September bean oil was able to squeak out a higher high to kick off the week but, at this point, has fallen just short of reaching the 50% retracement at 65.66.  Oscillators remain positive, so there is still a possibility that this recovery could extend up to 66.47 and maybe 67.64, but I suspect it would be a real challenge to move beyond that.  Cycle counts line up for today, the 18th, and the 29th.

Soy Meal

September meal did stab in a lower swing low overnight and, in the process, completed a 50% retracement of the last overall swing higher.  With oscillators sitting on the basement floor and a cycle count lining up for today, we should be positioned for a bounce from here.  After today, cycle counts line up for the 18th, and the 29th.  That final date will mark the completion of the 1st cycle of 90-calendar days from the May bottom.

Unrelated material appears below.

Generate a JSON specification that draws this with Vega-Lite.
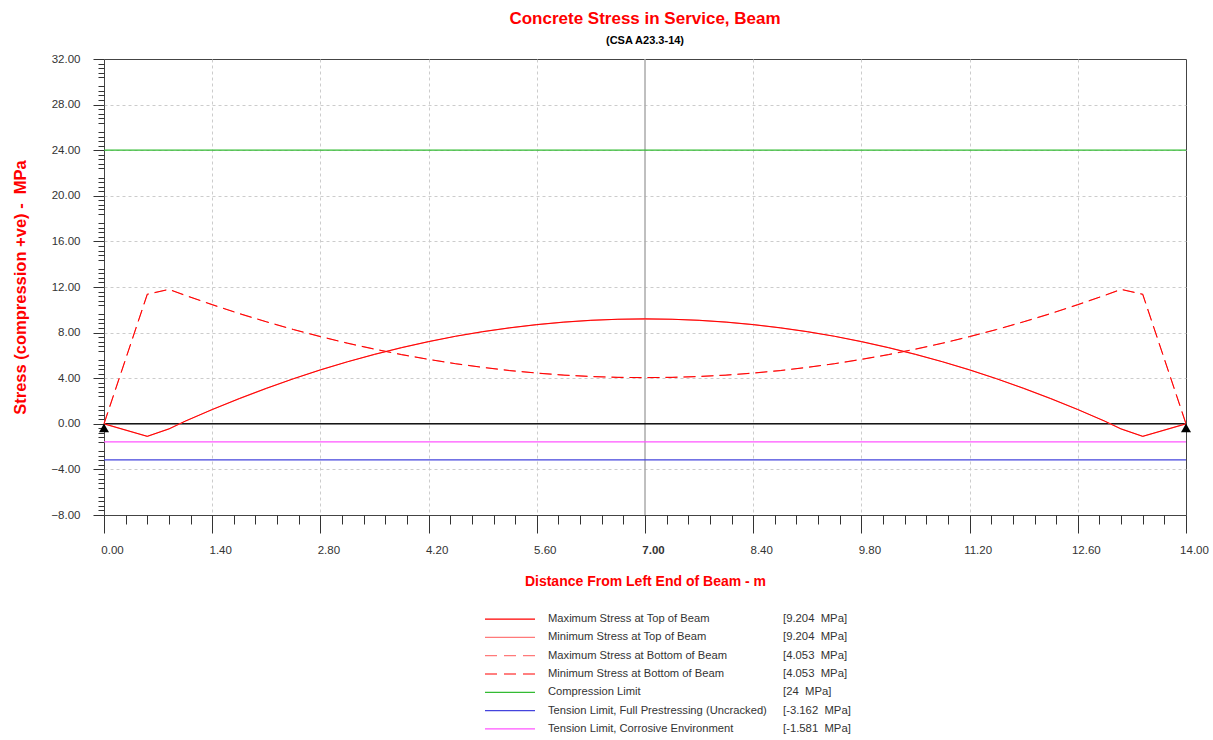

December cotton has begun the week on a positive note but remains contained well within last week’s range.  Oscillators are trying to turn higher, and it would appear we should have room for at least a few days of recovery.  Overhead resistance should be encountered at 85.82 and 86.43, but there is a chance for a poke back to 87.29.  Cycle counts ahead line up for today, the 17th, and the 29th.

Lean Hogs

October hogs appear to have found support at the crucial 82/81.25 zone but the bulls are not out of danger quite yet.  Oscillators remain negative so I would expect the bears to try and force this market lower yet.  That said, if we continue to remain above 81.25 on a closing basis, we should be setting the stage for one more push into new highs.  Cycle counts ahead line up for the 14th, and the 24th.  

Live Cattle

Solid performance by the bulls last Friday in the cattle market.  October futures closed at the highest level in two weeks and moved to within striking distance of completing a 79% retracement at 184.07.  Oscillators are already overbought, so we shall see if this is just the last gasp of a dying bull or if they still have enough life to push into higher highs.  The next couple of days should provide the answer.